Martin Luther King Jr.’s legacy grows through community garden, service

Uchechi Owunna

Pamela Saulsberry was in high school when Martin Luther King Jr. was assassinated. At the time, it did not make any sense to her that someone that preached love could be killed because of what he stood for.

Fifty-three years later, Saulsberry, who is now ULM’s executive director of diversity and equity, spearheaded community service as part of the university’s annual MLK Day of Service.

“Martin Luther King was a person that was trying to make America what it said it was in a participatory, non-violent way and his passing was a devastating event,” Saulsberry said. “But the way we can keep his dream alive is by perpetuating his belief especially by doing something positive for the community.”

Students from ULM and Louisiana Delta Community College gathered last Monday morning to give back to their community by working on the new Esther Gallows Community Garden. 

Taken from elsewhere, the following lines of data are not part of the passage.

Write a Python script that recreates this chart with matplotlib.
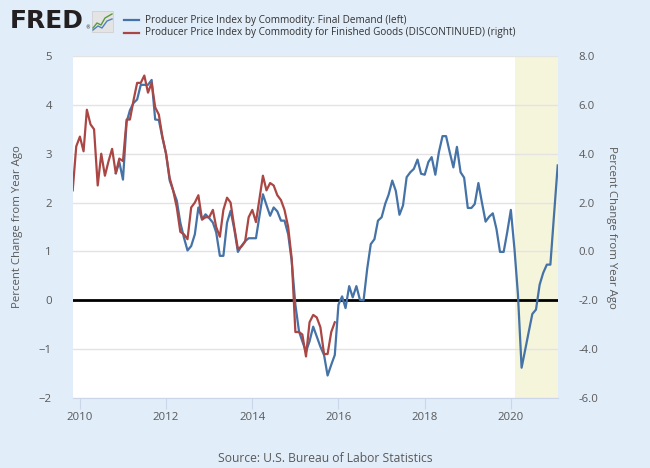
import matplotlib
matplotlib.use('Agg')
import matplotlib.pyplot as plt
import matplotlib.dates as mdates
from matplotlib import font_manager
from matplotlib.lines import Line2D
from matplotlib.patches import Rectangle
from matplotlib.ticker import FormatStrFormatter
import pandas as pd

# ---------------- data ----------------
final_demand_start = '2010-11-01'
final_demand = [
    2.60, 2.83,                                                       # 2010 Nov-Dec
    2.47, 3.65, 3.89, 4.04, 4.11, 4.41, 4.41, 4.41, 4.51, 3.70, 3.69, 3.33,   # 2011
    3.00, 2.45, 2.25, 2.04, 1.59, 1.28, 1.02, 1.11, 1.35, 1.90, 1.66, 1.76,   # 2012
    1.68, 1.59, 1.39, 0.91, 0.91, 1.59, 1.83, 1.46, 0.99, 1.11, 1.21, 1.27,   # 2013
    1.27, 1.27, 1.70, 2.17, 1.95, 1.73, 1.90, 1.82, 1.63, 1.63, 1.35, 0.80,   # 2014
    -0.09, -0.64, -0.84, -1.05, -0.84, -0.54, -0.74, -0.95, -1.12, -1.54, -1.32, -1.12,  # 2015
    -0.09, 0.08, -0.16, 0.29, 0.06, 0.29, 0.01, 0.00, 0.65, 1.15, 1.25, 1.63,  # 2016
    1.70, 1.98, 2.16, 2.45, 2.24, 1.75, 1.94, 2.52, 2.62, 2.69, 2.88, 2.59,   # 2017
    2.57, 2.83, 2.93, 2.57, 3.03, 3.36, 3.36, 3.03, 2.72, 3.14, 2.62, 2.51,   # 2018
    1.89, 1.89, 1.97, 2.40, 2.00, 1.61, 1.71, 1.78, 1.46, 0.99, 0.99, 1.39,   # 2019
    1.85, 1.04, 0.12, -1.38, -1.02, -0.64, -0.28, -0.19, 0.32, 0.56, 0.73, 0.73,  # 2020
    1.75, 2.76,                                                       # 2021 Jan-Feb
]

finished_goods_start = '2009-11-01'
finished_goods = [
    2.5, 4.3,                                                         # 2009 Nov-Dec
    4.7, 4.1, 5.8, 5.2, 5.0, 2.7, 4.0, 3.1, 3.7, 4.2, 3.2, 3.8,       # 2010
    3.7, 5.4, 5.4, 6.2, 6.9, 6.9, 7.2, 6.5, 6.9, 5.9, 5.6, 4.7,       # 2011
    4.0, 3.0, 2.5, 1.8, 0.8, 0.7, 0.5, 1.8, 2.0, 2.3, 1.3, 1.4,       # 2012
    1.4, 1.7, 1.0, 0.6, 1.7, 2.2, 2.0, 1.0, 0.1, 0.2, 0.4, 1.4,       # 2013
    1.7, 1.2, 2.1, 3.1, 2.5, 2.8, 2.7, 2.3, 2.1, 1.7, 1.0, -0.3,      # 2014
    -3.3, -3.3, -3.4, -4.3, -2.9, -2.6, -2.7, -3.1, -4.2, -4.2, -3.3, -2.9,  # 2015
]

recession_start = '2020-02-01'
x_start, x_end = '2009-11-01', '2021-02-01'
left_ticks = [-2, -1, 0, 1, 2, 3, 4, 5]
right_ticks = [-6, -4, -2, 0, 2, 4, 6, 8]

label_fd = 'Producer Price Index by Commodity: Final Demand (left)'
label_fg = 'Producer Price Index by Commodity for Finished Goods (DISCONTINUED) (right)'
y_title = 'Percent Change from Year Ago'
source = 'Source: U.S. Bureau of Labor Statistics'

# ---------------- fonts ----------------
def avail(name):
    try:
        font_manager.findfont(font_manager.FontProperties(family=name),
                              fallback_to_default=False)
        return True
    except Exception:
        return False


MAIN = 'Open Sans' if avail('Open Sans') else 'DejaVu Sans'
plt.rcParams['font.family'] = [MAIN, 'DejaVu Sans']

# ---------------- figure ----------------
W, H = 650, 468
BG = '#e1edf9'
TXT = '#595959'
BLUE = '#4572a7'
RED = '#aa4643'

fig = plt.figure(figsize=(W / 100, H / 100), dpi=100)
fig.patch.set_facecolor(BG)

L, R, T, B = 72.7, 557.7, 56, 398
ax = fig.add_axes([L / W, 1 - B / H, (R - L) / W, (B - T) / H])
ax.set_facecolor('white')

fd_dates = pd.date_range(final_demand_start, periods=len(final_demand), freq='MS')
fg_dates = pd.date_range(finished_goods_start, periods=len(finished_goods), freq='MS')

ax.set_xlim(pd.Timestamp(x_start), pd.Timestamp(x_end))
ax.set_ylim(left_ticks[0], left_ticks[-1])
ax.set_yticks(left_ticks)
ax.yaxis.grid(True, color='#e3e3e3', lw=1)
ax.set_axisbelow(True)

ax.axvspan(pd.Timestamp(recession_start), pd.Timestamp(x_end),
           color='#f5f5dc', zorder=0, lw=0)
ax.axhline(0, color='black', lw=2, zorder=1)
ax.plot(fd_dates, final_demand, color=BLUE, lw=1.6, zorder=3,
        solid_joinstyle='round')

ax2 = ax.twinx()
ax2.set_ylim(right_ticks[0], right_ticks[-1])
ax2.set_yticks(right_ticks)
ax2.yaxis.set_major_formatter(FormatStrFormatter('%.1f'))
ax2.plot(fg_dates, finished_goods, color=RED, lw=1.6, zorder=3,
         solid_joinstyle='round')
ax2.patch.set_visible(False)

for a in (ax, ax2):
    for s in ('top', 'left', 'right'):
        a.spines[s].set_visible(False)
    a.spines['bottom'].set_color('#ccd6eb')
    a.tick_params(axis='y', length=0, labelsize=8.2, labelcolor=TXT)

ax2.spines['bottom'].set_visible(False)
ax.tick_params(axis='y', pad=15)
ax2.tick_params(axis='y', pad=15)

ax.xaxis.set_major_locator(mdates.YearLocator(2))
ax.xaxis.set_major_formatter(mdates.DateFormatter('%Y'))
ax.tick_params(axis='x', length=8, color='#ccd6eb', labelsize=8.2,
               labelcolor=TXT, pad=2)

ax.set_ylabel(y_title, fontsize=8.2, color=TXT)
ax2.set_ylabel(y_title, fontsize=8.2, color=TXT, rotation=270)
ax.yaxis.set_label_coords((23 - L) / (R - L), 0.5)
ax2.yaxis.set_label_coords((617 - L) / (R - L), 0.5)

# ---------------- header: logo & legend ----------------
def fx(px):
    return px / W


def fy(py):
    return 1 - py / H


renderer = fig.canvas.get_renderer()


def fit_width(text_obj, target_px):
    bb = text_obj.get_window_extent(renderer=renderer)
    if bb.width > 0:
        text_obj.set_fontsize(text_obj.get_fontsize() * target_px / bb.width)


logo = fig.text(fx(10), fy(21.5), 'FRED', color='#231f20', va='center', ha='left',
                family='DejaVu Sans', fontweight='bold', fontsize=18)
fit_width(logo, 74)
fig.text(fx(85), fy(28), '\u00ae', color='#231f20', va='center', ha='left',
         family='DejaVu Sans', fontsize=3.5)

fig.patches.append(Rectangle((fx(92), fy(32)), fx(21), 21 / H,
                             transform=fig.transFigure, facecolor='#e4e4e4',
                             edgecolor='#d0d0d0', lw=0.6))
fig.lines.append(Line2D([fx(93), fx(97), fx(101), fx(105), fx(112)],
                        [fy(28), fy(23), fy(25), fy(18), fy(14)],
                        transform=fig.transFigure, color='#5a9a3c', lw=1))
fig.lines.append(Line2D([fx(93), fx(98), fx(102), fx(107), fx(112)],
                        [fy(30), fy(26), fy(28), fy(21), fy(19)],
                        transform=fig.transFigure, color='#4f81bd', lw=1))

leg_texts = []
for yy, col, lab in ((20, BLUE, label_fd), (33, RED, label_fg)):
    fig.lines.append(Line2D([fx(124), fx(139)], [fy(yy), fy(yy)],
                            transform=fig.transFigure, color=col, lw=1.6))
    t = fig.text(fx(145), fy(yy), lab, color='#333333', va='center', ha='left',
                 fontsize=7.3)
    leg_texts.append(t)

# match the reference width of the longer legend line
fit_width(leg_texts[1], 372)
leg_texts[0].set_fontsize(leg_texts[1].get_fontsize())

fig.text(0.5, fy(458), source, fontsize=8.7, color=TXT, ha='center', va='center')

fig.savefig('out.png', dpi=100, facecolor=BG)
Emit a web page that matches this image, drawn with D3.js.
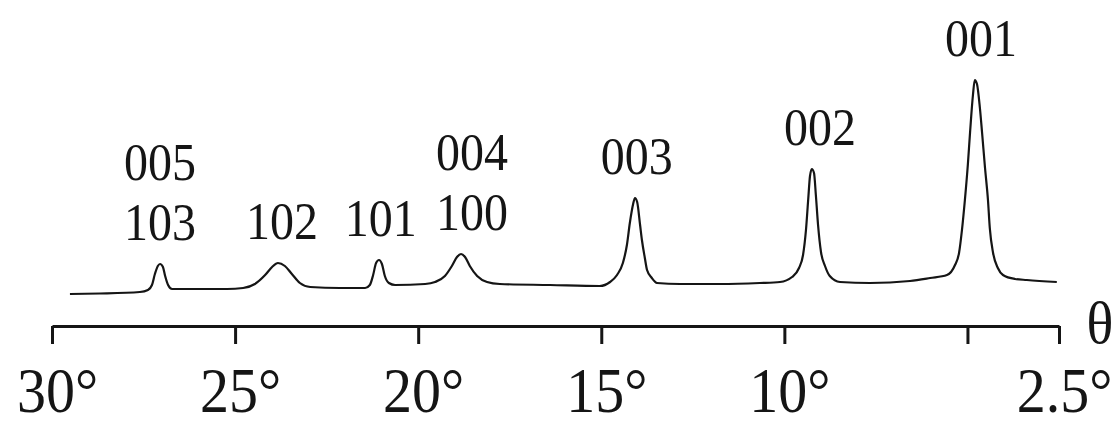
<!DOCTYPE html>
<html>
<head>
<meta charset="utf-8">
<script src="https://cdn.jsdelivr.net/npm/d3@7"></script>
<style>
  html, body { margin: 0; padding: 0; background: #fff; }
  svg { display: block; }
  text { font-family: "Liberation Serif", "DejaVu Serif", serif; fill: #151515; }
</style>
</head>
<body>
<svg id="chart" width="1119" height="425"></svg>
<script>
// ---- data ----
// angle θ (degrees) and intensity (arbitrary units), ordered from 30° to 2.5°
const theta = [
  29.51, 28.69, 27.60, 27.38, 27.27, 27.19, 27.11, 27.05, 26.97, 26.91, 26.83, 26.72,
  25.96, 25.22, 24.78, 24.46, 24.18, 23.99, 23.83, 23.64, 23.45, 23.23, 22.95, 22.14,
  21.45, 21.32, 21.23, 21.15, 21.07, 20.99, 20.91, 20.80, 20.63, 19.81,
  19.54, 19.27, 19.08, 18.94, 18.83, 18.72, 18.59, 18.39, 18.12, 17.77, 16.40, 15.04,
  14.76, 14.57, 14.41, 14.30, 14.22, 14.13, 14.08, 14.02, 13.94, 13.89, 13.81, 13.75,
  13.62, 13.48, 12.85, 11.76, 10.67,
  10.12, 9.79, 9.60, 9.49, 9.41, 9.35, 9.30, 9.25, 9.19, 9.14, 9.08, 9.00, 8.89, 8.76,
  8.48, 7.66, 6.57,
  6.02, 5.56, 5.34, 5.23, 5.15, 5.07, 4.99, 4.93, 4.85, 4.80, 4.74, 4.66, 4.60, 4.52,
  4.44, 4.39, 4.30, 4.17, 4.03, 3.70, 3.38, 2.56
];
const intensity = [
  6, 6.5, 8, 10, 15, 26, 34, 36, 33, 24, 15, 11,
  11, 11, 12, 16, 25, 33, 37, 34, 26, 17, 13, 12,
  12, 15, 25, 37, 40, 36, 24, 17, 15, 16,
  18, 24, 34, 43, 46, 43, 34, 24, 18, 16, 15, 14,
  18, 25, 37, 55, 77, 96, 102, 98, 75, 60, 42, 30,
  22, 17, 16, 16, 17,
  18, 23, 32, 45, 70, 100, 124, 131, 127, 105, 75, 48, 34, 24,
  18, 17, 19,
  22, 25, 35, 47, 70, 100, 135, 167, 205, 220, 216, 192, 167, 132,
  100, 72, 47, 32, 25, 21, 20, 18
];

const tickValues = [30, 25, 20, 15, 10, 5, 2.5];
const tickLabels = ["30°", "25°", "20°", "15°", "10°", "", "2.5°"];
const axisTitle = "θ";

// peak annotations: label lines (bottom to top), label centre angle, peak intensity
const peakLabels = [["001"], ["002"], ["003"], ["100", "004"], ["101"], ["102"], ["103", "005"]];
const peakTheta  = [4.63, 9.03, 14.03, 18.53, 21.02, 23.72, 27.05];
const peakTop    = [220, 131, 102, 46, 40, 37, 36];

// ---- drawing ----
const svg = d3.select("#chart");
const x = d3.scaleLinear().domain([30, 2.5]).range([52, 1059]);
const y = d3.scaleLinear().domain([0, 230]).range([300, 70]);

const pts = theta.map((t, i) => [t, intensity[i]]);
const line = d3.line()
  .x(d => x(d[0]))
  .y(d => y(d[1]))
  .curve(d3.curveMonotoneX);

svg.append("path")
  .datum(pts)
  .attr("d", line)
  .attr("fill", "none")
  .attr("stroke", "#151515")
  .attr("stroke-width", 2.2)
  .attr("stroke-linejoin", "round");

// x axis
const axisY = 326;
const axis = d3.axisBottom(x)
  .tickValues(tickValues)
  .tickSize(18)
  .tickSizeOuter(0)
  .tickFormat((d, i) => tickLabels[i]);

const gAxis = svg.append("g")
  .attr("transform", `translate(0,${axisY})`)
  .call(axis);

gAxis.select(".domain").attr("stroke", "#151515").attr("stroke-width", 3);
gAxis.selectAll(".tick line").attr("stroke", "#151515").attr("stroke-width", 3);
gAxis.selectAll(".tick text")
  .attr("y", 0)
  .attr("dy", 0)
  .attr("transform", "translate(5,86) scale(1,1.1)")
  .attr("font-size", 58)
  .attr("font-family", "'Liberation Serif', serif")
  .attr("fill", "#151515");

// axis title θ
svg.append("text")
  .attr("transform", `translate(1100,${axisY + 17}) scale(1,1.05)`)
  .attr("text-anchor", "middle")
  .attr("font-size", 56)
  .text(axisTitle);

// peak labels
peakLabels.forEach((lines, i) => {
  lines.forEach((lab, j) => {
    const ly = y(peakTop[i]) - 24 - j * 60;
    svg.append("text")
      .attr("transform", `translate(${x(peakTheta[i])},${ly}) scale(1,1.1)`)
      .attr("text-anchor", "middle")
      .attr("font-size", 48)
      .text(lab);
  });
});
</script>
</body>
</html>
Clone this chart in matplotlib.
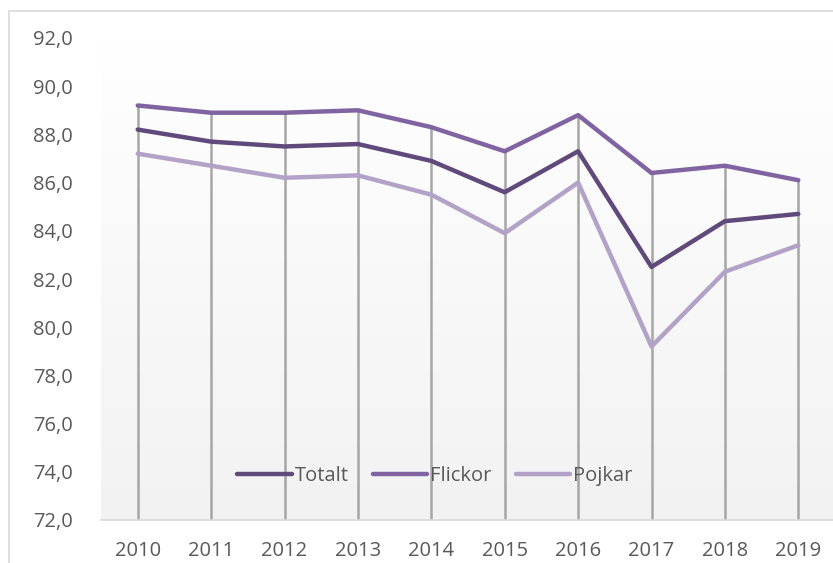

The land for the garden was donated by Christopher Davis, the son of the late Esther Gallow.

Volunteers helped complete the final preparations on the garden before planting began.

Construction management students helped install 30 wooden planter beds in the garden while the Office of Marketing and Communication designed shirts for the volunteers. 

“This project was chosen because it is transformational. It not only benefits the community for a day, but it builds something that will last,” Saulsberry said. “It is also meeting the needs of the community as there are not many grocery stores where they can get fresh foods in that area.”

Kendrick January, the principal at the Roy Neal Shelling Sr. Elementary, said he wanted to be a part of the project after Saulsberry reached out to him regarding the community project of bringing fresh produce from the seed to the table.

“Participating in the community development especially on MLK Day is encouraged at the school,” January said. “Our teachers always share with the students the significance and achievements of Martin Luther King. We also emphasize the importance of giving back to the community too.”

A class of students from the elementary school painted labels for the flower beds and volunteers placed them. 

Five of the flower beds were donated to the elementary school and they plan on planting and tending to their plants with the help of their school’s groundskeeper and their science teacher.

The garden is located between the Booker T. Washington Senior Village Apartments and the Roy Neal Shelling Elementary school.

“The location of the garden is strategic as it produces an opportunity for two generations to interact. It allows the senior citizens to share their experiences and knowledge and a way for the students to learn,” Saulsberry said.